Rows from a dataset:
####

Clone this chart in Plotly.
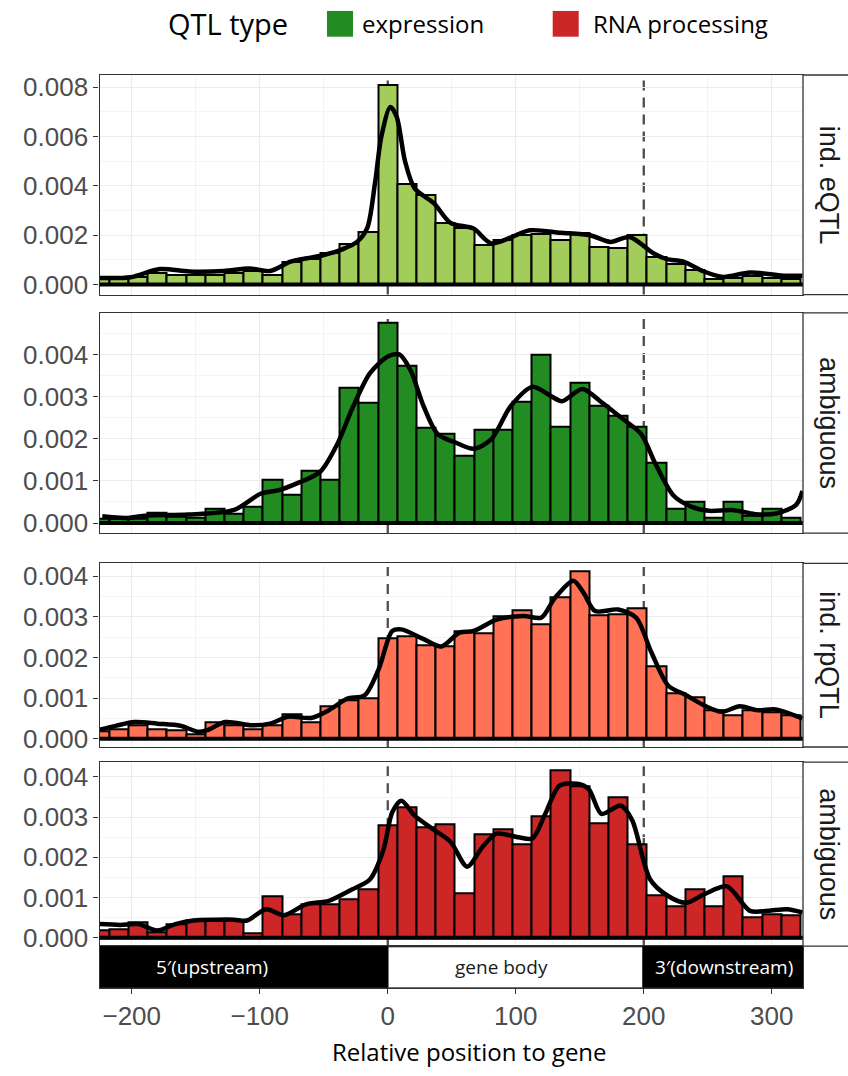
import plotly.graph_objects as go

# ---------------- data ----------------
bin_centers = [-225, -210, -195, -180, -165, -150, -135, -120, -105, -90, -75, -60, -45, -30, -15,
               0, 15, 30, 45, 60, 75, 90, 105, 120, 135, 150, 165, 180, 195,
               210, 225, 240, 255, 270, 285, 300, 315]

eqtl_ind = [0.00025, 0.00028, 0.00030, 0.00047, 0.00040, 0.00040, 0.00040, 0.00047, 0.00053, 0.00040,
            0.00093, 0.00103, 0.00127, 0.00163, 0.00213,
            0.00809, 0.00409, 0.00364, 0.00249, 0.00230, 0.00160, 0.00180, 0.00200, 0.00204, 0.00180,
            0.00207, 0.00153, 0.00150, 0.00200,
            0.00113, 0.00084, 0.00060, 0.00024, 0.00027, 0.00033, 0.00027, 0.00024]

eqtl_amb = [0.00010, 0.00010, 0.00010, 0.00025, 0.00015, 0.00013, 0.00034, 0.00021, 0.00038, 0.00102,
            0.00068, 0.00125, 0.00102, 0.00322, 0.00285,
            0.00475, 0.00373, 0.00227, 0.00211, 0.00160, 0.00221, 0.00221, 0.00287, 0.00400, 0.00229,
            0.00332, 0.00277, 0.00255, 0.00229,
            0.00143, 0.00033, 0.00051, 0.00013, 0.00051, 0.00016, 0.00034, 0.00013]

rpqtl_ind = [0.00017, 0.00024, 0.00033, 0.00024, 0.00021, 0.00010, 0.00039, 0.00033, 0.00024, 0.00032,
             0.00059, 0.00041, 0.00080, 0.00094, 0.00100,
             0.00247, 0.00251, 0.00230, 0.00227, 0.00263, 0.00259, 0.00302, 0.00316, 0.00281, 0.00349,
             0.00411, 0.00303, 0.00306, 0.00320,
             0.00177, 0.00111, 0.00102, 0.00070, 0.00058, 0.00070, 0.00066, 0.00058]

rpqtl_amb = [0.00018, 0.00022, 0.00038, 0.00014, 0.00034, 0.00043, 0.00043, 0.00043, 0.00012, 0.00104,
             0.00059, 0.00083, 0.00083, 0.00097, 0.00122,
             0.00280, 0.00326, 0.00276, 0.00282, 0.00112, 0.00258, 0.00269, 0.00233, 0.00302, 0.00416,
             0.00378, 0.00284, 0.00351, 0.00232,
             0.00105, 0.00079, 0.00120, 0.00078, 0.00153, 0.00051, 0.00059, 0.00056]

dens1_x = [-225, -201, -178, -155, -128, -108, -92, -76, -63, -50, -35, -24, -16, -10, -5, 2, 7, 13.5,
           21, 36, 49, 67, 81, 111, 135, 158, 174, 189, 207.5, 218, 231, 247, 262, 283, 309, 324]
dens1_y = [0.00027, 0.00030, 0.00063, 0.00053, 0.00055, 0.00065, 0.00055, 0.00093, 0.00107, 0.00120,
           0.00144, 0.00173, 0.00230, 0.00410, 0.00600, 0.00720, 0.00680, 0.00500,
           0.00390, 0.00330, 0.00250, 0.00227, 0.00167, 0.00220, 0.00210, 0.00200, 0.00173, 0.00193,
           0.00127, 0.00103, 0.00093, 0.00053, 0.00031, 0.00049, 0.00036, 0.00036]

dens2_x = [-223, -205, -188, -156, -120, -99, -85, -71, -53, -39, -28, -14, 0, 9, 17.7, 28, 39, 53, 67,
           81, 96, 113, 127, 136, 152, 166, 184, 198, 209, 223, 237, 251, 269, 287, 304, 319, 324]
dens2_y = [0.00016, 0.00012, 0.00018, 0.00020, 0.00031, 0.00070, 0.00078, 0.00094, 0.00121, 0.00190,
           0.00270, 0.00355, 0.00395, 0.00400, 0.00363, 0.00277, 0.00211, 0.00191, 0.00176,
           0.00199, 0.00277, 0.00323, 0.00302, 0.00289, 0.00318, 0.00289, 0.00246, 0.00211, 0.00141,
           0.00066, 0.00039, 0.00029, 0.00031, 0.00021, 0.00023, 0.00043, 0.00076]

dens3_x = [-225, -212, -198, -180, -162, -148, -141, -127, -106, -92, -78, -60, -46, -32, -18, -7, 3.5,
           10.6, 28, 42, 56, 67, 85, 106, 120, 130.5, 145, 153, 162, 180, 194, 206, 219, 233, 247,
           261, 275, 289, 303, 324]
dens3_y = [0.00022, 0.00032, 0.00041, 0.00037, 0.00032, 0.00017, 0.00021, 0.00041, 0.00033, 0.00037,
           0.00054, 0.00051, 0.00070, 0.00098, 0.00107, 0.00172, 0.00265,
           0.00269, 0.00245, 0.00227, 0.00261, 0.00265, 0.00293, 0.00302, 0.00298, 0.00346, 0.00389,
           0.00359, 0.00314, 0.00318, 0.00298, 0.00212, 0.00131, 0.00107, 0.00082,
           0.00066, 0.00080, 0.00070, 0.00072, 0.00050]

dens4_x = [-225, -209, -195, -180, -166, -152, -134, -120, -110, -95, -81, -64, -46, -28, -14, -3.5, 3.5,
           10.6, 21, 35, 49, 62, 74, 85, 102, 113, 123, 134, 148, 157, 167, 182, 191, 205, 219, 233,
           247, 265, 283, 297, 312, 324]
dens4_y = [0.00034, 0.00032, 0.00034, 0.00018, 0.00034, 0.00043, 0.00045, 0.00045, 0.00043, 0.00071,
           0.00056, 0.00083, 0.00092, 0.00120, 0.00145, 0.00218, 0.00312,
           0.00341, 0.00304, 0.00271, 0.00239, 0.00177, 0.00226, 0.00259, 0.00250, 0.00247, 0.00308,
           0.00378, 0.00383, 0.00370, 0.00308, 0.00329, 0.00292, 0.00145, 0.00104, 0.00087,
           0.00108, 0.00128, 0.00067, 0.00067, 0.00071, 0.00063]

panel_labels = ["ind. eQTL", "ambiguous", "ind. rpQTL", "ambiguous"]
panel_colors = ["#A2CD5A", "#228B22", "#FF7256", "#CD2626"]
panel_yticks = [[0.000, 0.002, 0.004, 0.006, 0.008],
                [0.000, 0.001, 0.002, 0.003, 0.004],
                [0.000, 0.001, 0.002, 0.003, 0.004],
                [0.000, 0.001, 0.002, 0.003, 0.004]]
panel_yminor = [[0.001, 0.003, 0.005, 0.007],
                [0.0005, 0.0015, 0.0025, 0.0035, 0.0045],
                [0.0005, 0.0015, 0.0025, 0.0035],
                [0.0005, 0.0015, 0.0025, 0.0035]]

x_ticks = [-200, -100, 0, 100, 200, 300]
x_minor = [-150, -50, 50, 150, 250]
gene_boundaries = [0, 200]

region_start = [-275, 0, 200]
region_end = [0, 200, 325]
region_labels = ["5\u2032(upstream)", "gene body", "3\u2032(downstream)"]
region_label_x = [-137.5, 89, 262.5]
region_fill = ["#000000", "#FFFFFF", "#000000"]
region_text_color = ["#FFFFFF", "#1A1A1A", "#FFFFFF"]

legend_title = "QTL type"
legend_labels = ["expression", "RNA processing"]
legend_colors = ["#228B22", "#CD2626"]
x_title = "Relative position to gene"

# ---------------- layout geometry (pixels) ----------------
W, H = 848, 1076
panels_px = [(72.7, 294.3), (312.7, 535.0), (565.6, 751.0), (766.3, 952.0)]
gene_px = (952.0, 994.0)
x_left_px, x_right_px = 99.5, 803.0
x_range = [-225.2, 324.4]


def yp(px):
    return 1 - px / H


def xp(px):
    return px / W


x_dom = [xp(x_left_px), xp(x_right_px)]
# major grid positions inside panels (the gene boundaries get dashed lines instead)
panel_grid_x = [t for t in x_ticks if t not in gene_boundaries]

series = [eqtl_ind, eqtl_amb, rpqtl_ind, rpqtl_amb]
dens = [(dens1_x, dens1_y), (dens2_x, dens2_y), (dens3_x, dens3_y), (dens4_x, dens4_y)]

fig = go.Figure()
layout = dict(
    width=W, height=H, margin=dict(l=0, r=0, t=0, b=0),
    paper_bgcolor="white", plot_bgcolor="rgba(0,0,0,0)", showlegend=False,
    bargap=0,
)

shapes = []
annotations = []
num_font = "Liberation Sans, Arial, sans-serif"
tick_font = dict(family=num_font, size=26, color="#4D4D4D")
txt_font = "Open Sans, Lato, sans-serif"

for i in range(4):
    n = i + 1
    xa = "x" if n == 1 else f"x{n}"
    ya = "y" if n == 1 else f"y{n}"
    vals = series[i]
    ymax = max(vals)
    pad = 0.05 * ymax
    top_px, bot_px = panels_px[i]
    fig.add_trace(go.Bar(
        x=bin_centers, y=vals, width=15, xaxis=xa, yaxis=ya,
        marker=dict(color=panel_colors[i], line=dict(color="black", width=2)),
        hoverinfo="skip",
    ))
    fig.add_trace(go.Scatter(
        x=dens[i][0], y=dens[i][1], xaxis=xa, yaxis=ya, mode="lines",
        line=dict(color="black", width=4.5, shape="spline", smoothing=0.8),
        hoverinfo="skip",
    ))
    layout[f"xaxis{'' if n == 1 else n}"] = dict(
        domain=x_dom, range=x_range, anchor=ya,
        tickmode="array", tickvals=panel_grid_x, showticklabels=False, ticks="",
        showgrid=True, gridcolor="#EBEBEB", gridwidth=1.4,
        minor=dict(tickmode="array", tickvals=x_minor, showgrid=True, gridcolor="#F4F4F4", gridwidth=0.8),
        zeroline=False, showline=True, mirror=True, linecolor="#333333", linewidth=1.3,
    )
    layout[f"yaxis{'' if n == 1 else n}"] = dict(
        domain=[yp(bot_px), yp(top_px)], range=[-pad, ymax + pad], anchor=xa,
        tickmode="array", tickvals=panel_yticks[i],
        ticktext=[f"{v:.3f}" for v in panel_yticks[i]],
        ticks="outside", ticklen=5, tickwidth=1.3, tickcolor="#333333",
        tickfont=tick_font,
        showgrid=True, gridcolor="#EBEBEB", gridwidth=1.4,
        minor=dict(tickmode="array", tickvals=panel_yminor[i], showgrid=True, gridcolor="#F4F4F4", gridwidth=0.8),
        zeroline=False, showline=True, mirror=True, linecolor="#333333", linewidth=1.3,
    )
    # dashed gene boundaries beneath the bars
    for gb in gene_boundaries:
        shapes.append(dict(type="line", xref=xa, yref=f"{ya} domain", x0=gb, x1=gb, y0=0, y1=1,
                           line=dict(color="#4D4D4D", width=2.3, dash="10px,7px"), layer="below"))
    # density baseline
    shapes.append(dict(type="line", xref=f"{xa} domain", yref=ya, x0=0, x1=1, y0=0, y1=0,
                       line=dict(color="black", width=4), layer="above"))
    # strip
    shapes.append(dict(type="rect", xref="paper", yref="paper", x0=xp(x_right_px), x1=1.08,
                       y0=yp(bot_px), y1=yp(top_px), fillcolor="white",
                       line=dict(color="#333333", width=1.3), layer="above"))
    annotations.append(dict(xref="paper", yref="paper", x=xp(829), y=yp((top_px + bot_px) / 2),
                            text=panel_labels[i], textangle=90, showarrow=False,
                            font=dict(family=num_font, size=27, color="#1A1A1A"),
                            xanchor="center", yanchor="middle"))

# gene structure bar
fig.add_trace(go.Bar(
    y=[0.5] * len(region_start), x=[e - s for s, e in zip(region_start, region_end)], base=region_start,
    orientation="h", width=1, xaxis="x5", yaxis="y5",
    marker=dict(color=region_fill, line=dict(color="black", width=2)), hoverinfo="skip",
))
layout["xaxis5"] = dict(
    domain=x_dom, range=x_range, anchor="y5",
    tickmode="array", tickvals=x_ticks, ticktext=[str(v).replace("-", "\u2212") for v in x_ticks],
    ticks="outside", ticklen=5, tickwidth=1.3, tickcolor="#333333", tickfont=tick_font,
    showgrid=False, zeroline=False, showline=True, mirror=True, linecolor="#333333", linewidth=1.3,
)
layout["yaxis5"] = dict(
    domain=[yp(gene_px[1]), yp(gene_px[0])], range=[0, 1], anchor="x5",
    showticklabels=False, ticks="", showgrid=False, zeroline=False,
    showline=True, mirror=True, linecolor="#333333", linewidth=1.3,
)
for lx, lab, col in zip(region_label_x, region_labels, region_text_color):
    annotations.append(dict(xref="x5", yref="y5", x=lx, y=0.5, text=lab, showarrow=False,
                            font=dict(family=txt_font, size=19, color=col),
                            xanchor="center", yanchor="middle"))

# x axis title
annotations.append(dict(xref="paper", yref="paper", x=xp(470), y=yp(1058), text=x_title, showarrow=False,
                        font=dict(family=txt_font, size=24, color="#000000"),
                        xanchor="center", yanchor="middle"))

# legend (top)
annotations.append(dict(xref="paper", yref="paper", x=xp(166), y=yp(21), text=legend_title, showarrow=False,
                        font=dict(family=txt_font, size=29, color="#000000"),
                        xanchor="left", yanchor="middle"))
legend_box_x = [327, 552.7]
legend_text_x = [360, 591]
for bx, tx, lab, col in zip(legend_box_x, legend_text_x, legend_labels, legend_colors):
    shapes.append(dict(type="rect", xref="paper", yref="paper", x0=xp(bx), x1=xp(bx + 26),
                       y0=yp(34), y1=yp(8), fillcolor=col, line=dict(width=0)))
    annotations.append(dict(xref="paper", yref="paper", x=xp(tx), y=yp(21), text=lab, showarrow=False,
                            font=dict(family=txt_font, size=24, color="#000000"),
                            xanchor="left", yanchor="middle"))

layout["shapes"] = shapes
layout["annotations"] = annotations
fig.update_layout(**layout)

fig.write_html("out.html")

####

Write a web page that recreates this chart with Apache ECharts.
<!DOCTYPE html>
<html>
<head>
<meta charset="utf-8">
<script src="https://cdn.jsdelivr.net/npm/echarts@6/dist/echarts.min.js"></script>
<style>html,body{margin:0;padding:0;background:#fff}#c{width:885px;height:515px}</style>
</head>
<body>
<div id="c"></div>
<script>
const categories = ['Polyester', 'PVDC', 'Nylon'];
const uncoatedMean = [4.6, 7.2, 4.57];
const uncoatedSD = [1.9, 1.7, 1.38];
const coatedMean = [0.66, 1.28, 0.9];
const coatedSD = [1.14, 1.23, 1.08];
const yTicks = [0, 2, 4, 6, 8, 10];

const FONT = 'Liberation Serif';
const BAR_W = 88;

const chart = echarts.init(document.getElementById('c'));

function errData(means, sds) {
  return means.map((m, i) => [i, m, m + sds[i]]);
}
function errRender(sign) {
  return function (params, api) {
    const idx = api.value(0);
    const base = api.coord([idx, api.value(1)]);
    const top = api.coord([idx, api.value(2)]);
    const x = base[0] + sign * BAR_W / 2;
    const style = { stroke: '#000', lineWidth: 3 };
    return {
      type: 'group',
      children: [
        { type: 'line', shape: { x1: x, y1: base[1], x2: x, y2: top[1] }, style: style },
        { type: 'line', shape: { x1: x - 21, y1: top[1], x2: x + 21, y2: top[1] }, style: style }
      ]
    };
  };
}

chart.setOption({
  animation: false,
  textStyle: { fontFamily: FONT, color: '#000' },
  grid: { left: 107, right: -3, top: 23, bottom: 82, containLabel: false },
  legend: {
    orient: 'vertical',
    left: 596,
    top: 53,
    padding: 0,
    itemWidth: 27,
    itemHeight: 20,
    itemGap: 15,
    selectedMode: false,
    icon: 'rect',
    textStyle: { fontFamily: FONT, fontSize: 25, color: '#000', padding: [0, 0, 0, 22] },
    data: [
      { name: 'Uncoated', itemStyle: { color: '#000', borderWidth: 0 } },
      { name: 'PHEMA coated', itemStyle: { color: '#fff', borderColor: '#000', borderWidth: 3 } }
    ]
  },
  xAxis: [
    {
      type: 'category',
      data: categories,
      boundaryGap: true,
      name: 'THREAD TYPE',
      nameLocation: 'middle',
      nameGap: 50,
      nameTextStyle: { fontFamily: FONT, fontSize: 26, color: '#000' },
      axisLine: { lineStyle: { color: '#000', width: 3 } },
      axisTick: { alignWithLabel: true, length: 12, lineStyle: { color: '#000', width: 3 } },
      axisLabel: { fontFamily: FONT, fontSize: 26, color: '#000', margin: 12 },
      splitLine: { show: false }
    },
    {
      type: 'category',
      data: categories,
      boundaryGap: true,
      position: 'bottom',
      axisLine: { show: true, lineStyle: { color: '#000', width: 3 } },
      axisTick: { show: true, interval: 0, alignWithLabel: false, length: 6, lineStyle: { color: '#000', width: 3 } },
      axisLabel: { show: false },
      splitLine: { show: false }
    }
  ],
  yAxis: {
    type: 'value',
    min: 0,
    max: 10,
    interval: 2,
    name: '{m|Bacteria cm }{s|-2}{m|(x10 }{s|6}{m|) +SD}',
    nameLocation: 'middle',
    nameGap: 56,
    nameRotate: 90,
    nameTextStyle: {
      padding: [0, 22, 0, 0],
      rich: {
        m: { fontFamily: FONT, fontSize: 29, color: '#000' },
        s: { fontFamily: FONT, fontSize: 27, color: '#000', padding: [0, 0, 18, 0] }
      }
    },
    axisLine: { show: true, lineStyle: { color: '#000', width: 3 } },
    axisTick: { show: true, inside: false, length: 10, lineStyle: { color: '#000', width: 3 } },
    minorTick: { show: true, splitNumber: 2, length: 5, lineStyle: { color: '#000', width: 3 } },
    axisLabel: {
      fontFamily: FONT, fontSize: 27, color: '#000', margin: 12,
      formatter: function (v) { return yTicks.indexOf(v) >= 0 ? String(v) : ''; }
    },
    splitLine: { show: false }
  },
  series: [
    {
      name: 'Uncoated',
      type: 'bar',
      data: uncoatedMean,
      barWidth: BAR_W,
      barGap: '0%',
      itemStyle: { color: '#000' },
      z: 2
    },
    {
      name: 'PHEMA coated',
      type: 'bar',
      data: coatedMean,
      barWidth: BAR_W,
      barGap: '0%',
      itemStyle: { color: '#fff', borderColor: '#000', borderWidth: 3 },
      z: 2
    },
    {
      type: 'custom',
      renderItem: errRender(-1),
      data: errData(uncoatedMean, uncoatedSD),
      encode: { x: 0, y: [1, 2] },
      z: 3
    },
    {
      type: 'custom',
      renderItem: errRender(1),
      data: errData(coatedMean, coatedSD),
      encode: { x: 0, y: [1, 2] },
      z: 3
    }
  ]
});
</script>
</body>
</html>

####

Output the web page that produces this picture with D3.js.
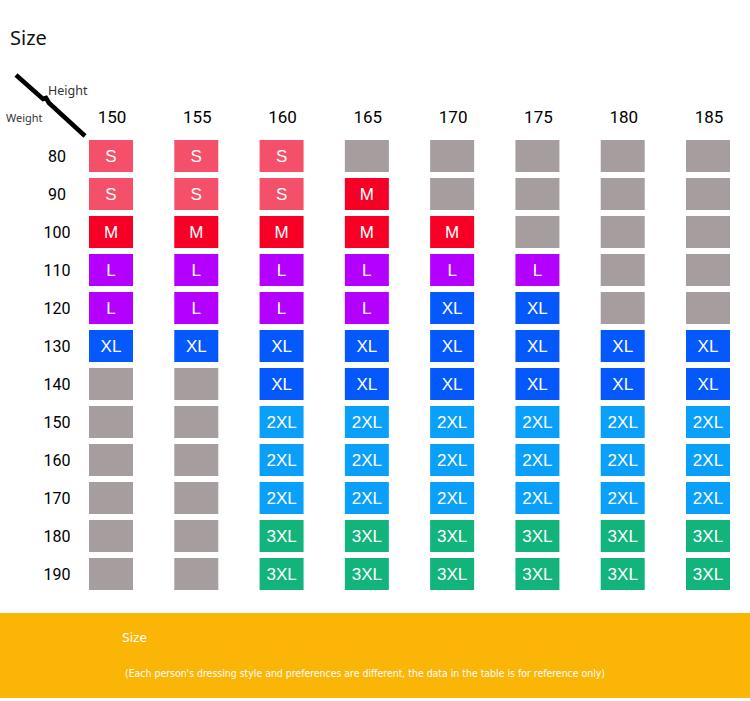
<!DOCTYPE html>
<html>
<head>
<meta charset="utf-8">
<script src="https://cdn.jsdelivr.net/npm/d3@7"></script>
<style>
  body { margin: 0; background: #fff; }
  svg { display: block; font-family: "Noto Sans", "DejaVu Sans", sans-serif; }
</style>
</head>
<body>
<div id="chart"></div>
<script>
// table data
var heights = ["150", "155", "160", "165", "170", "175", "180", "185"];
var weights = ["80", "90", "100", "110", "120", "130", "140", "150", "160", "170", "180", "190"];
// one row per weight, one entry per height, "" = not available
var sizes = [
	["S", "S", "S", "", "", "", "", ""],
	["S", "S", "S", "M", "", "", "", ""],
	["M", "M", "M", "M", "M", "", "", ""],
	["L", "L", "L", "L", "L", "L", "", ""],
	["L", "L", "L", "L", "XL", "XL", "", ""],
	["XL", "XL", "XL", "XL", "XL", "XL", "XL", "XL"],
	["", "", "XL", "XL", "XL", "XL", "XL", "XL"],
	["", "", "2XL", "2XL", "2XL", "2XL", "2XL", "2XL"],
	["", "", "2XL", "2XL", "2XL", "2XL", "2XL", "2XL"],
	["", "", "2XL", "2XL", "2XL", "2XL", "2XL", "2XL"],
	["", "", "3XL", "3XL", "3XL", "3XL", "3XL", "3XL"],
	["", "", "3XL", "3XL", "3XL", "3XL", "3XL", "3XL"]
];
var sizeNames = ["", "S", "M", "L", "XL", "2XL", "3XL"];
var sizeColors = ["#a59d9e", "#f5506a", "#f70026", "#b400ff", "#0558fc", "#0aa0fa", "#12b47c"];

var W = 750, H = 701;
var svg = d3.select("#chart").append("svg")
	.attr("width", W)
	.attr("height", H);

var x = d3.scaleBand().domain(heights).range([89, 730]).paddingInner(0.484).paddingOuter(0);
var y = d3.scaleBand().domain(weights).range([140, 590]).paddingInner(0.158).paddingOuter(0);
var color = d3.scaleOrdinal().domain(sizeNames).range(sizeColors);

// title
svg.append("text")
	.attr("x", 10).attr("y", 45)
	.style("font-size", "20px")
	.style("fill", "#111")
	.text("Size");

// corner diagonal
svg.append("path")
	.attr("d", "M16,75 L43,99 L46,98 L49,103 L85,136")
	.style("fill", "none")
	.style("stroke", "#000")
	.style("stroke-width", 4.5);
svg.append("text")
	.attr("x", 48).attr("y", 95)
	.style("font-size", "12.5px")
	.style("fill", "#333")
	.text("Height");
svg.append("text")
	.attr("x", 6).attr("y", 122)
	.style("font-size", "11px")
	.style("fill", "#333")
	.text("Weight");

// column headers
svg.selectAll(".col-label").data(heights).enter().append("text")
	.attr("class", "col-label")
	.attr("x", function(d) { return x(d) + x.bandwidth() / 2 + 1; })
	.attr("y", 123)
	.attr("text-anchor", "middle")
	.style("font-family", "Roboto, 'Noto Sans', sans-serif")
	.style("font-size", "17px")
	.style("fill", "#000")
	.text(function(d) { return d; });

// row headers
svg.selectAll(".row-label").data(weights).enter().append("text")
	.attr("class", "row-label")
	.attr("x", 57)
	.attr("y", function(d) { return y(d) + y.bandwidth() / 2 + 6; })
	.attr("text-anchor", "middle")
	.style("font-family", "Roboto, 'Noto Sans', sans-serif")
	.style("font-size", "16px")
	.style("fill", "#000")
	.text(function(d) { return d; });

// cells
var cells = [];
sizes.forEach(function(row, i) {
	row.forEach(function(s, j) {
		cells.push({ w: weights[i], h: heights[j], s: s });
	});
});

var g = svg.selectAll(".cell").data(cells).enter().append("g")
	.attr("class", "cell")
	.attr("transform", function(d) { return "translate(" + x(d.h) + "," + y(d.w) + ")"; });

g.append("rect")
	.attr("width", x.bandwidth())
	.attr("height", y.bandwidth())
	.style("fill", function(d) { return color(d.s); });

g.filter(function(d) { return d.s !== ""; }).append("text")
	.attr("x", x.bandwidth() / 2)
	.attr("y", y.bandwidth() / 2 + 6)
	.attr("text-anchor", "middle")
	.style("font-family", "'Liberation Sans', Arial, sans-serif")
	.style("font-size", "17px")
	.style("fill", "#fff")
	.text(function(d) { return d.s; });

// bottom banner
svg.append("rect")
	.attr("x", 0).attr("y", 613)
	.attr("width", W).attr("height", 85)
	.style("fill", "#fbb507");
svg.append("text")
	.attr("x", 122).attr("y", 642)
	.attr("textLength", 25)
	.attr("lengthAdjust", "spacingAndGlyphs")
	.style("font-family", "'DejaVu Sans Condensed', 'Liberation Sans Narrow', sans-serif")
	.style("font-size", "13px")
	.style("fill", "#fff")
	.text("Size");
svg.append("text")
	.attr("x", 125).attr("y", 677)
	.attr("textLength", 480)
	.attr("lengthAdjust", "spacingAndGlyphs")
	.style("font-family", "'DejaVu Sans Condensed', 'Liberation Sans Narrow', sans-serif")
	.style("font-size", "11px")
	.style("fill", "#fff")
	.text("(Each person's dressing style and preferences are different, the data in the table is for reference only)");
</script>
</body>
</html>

####

§ Stated problem: Pictures are excluded. Repeat exactly the lines from the one containing "Clone this chart in Plotly." to the one containing "0.00033, 0.00027, 0.00024]", inclusive.

§ Correct result:
Clone this chart in Plotly.
import plotly.graph_objects as go

# ---------------- data ----------------
bin_centers = [-225, -210, -195, -180, -165, -150, -135, -120, -105, -90, -75, -60, -45, -30, -15,
               0, 15, 30, 45, 60, 75, 90, 105, 120, 135, 150, 165, 180, 195,
               210, 225, 240, 255, 270, 285, 300, 315]

eqtl_ind = [0.00025, 0.00028, 0.00030, 0.00047, 0.00040, 0.00040, 0.00040, 0.00047, 0.00053, 0.00040,
            0.00093, 0.00103, 0.00127, 0.00163, 0.00213,
            0.00809, 0.00409, 0.00364, 0.00249, 0.00230, 0.00160, 0.00180, 0.00200, 0.00204, 0.00180,
            0.00207, 0.00153, 0.00150, 0.00200,
            0.00113, 0.00084, 0.00060, 0.00024, 0.00027, 0.00033, 0.00027, 0.00024]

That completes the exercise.